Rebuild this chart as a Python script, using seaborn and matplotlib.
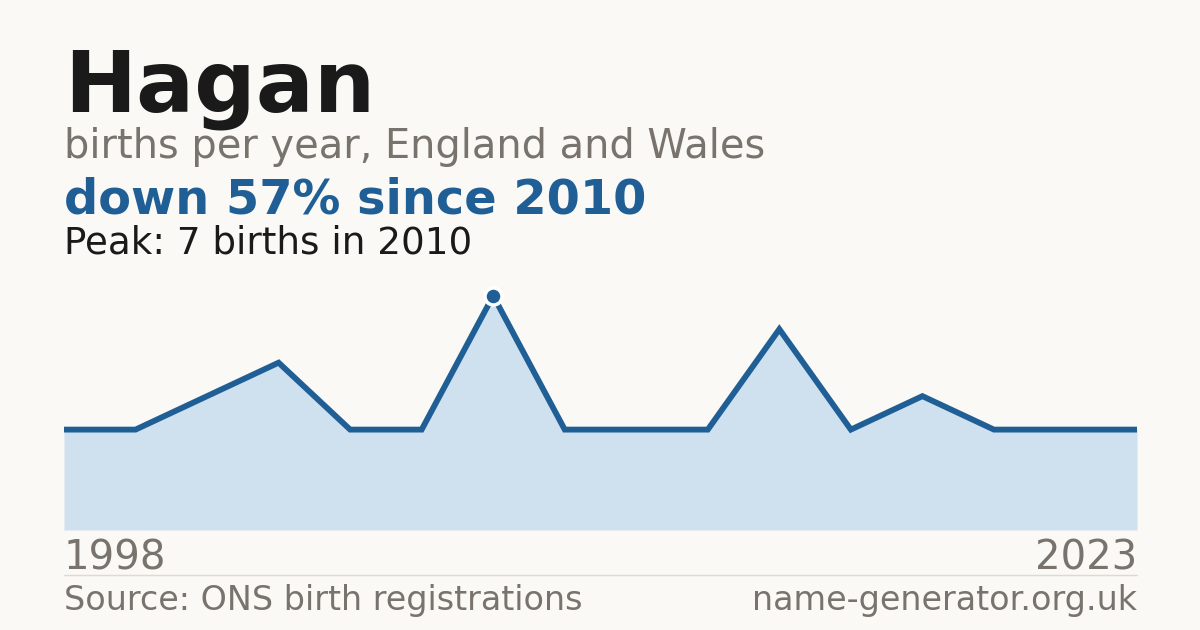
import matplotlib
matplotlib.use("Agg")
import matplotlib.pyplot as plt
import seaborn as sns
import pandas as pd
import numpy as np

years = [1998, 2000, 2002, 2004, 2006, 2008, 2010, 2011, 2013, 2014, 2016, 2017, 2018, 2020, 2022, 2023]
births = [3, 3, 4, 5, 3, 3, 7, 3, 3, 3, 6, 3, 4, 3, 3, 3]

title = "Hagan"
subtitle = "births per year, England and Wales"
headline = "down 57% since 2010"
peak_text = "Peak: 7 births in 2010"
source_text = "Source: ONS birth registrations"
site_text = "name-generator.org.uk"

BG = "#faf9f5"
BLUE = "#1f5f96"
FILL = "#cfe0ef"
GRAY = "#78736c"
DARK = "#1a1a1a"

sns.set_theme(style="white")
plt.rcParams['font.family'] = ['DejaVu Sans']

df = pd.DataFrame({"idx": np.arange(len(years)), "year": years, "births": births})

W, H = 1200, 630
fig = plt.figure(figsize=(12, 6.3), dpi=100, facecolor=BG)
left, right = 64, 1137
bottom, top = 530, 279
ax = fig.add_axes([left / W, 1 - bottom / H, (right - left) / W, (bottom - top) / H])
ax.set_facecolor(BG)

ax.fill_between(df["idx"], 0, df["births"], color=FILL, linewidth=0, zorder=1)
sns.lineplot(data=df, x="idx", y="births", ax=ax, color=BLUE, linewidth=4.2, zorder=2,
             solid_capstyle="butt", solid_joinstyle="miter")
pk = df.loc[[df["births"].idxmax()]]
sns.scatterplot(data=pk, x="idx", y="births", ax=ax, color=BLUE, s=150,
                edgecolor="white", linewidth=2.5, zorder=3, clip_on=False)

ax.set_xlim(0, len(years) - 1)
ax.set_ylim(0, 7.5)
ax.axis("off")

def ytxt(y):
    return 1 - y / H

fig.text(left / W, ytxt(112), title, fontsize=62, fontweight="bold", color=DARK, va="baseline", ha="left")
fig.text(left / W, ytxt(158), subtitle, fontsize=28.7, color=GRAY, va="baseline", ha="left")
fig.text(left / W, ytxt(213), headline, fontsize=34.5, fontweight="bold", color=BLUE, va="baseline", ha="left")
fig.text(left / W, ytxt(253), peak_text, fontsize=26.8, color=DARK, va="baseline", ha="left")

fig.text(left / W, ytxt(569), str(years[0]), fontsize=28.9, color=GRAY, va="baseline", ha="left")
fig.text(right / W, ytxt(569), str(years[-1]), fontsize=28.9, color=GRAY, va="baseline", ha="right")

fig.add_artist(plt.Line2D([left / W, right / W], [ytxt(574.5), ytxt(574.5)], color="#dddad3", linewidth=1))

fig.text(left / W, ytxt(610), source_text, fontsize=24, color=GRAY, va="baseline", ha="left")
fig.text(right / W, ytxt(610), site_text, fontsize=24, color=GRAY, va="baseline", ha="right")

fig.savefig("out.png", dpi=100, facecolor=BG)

▸ Required task:
Return the material word for word. Pictures are not part of the copy.

▸ Answer for the task:
Rebuild this chart as a Python script, using seaborn and matplotlib.
import matplotlib
matplotlib.use("Agg")
import matplotlib.pyplot as plt
import seaborn as sns
import pandas as pd
import numpy as np

years = [1998, 2000, 2002, 2004, 2006, 2008, 2010, 2011, 2013, 2014, 2016, 2017, 2018, 2020, 2022, 2023]
births = [3, 3, 4, 5, 3, 3, 7, 3, 3, 3, 6, 3, 4, 3, 3, 3]

title = "Hagan"
subtitle = "births per year, England and Wales"
headline = "down 57% since 2010"
peak_text = "Peak: 7 births in 2010"
source_text = "Source: ONS birth registrations"
site_text = "name-generator.org.uk"

BG = "#faf9f5"
BLUE = "#1f5f96"
FILL = "#cfe0ef"
GRAY = "#78736c"
DARK = "#1a1a1a"

sns.set_theme(style="white")
plt.rcParams['font.family'] = ['DejaVu Sans']

df = pd.DataFrame({"idx": np.arange(len(years)), "year": years, "births": births})

W, H = 1200, 630
fig = plt.figure(figsize=(12, 6.3), dpi=100, facecolor=BG)
left, right = 64, 1137
bottom, top = 530, 279
ax = fig.add_axes([left / W, 1 - bottom / H, (right - left) / W, (bottom - top) / H])
ax.set_facecolor(BG)

ax.fill_between(df["idx"], 0, df["births"], color=FILL, linewidth=0, zorder=1)
sns.lineplot(data=df, x="idx", y="births", ax=ax, color=BLUE, linewidth=4.2, zorder=2,
             solid_capstyle="butt", solid_joinstyle="miter")
pk = df.loc[[df["births"].idxmax()]]
sns.scatterplot(data=pk, x="idx", y="births", ax=ax, color=BLUE, s=150,
                edgecolor="white", linewidth=2.5, zorder=3, clip_on=False)

ax.set_xlim(0, len(years) - 1)
ax.set_ylim(0, 7.5)
ax.axis("off")

def ytxt(y):
    return 1 - y / H

fig.text(left / W, ytxt(112), title, fontsize=62, fontweight="bold", color=DARK, va="baseline", ha="left")
fig.text(left / W, ytxt(158), subtitle, fontsize=28.7, color=GRAY, va="baseline", ha="left")
fig.text(left / W, ytxt(213), headline, fontsize=34.5, fontweight="bold", color=BLUE, va="baseline", ha="left")
fig.text(left / W, ytxt(253), peak_text, fontsize=26.8, color=DARK, va="baseline", ha="left")

fig.text(left / W, ytxt(569), str(years[0]), fontsize=28.9, color=GRAY, va="baseline", ha="left")
fig.text(right / W, ytxt(569), str(years[-1]), fontsize=28.9, color=GRAY, va="baseline", ha="right")

fig.add_artist(plt.Line2D([left / W, right / W], [ytxt(574.5), ytxt(574.5)], color="#dddad3", linewidth=1))

fig.text(left / W, ytxt(610), source_text, fontsize=24, color=GRAY, va="baseline", ha="left")
fig.text(right / W, ytxt(610), site_text, fontsize=24, color=GRAY, va="baseline", ha="right")

fig.savefig("out.png", dpi=100, facecolor=BG)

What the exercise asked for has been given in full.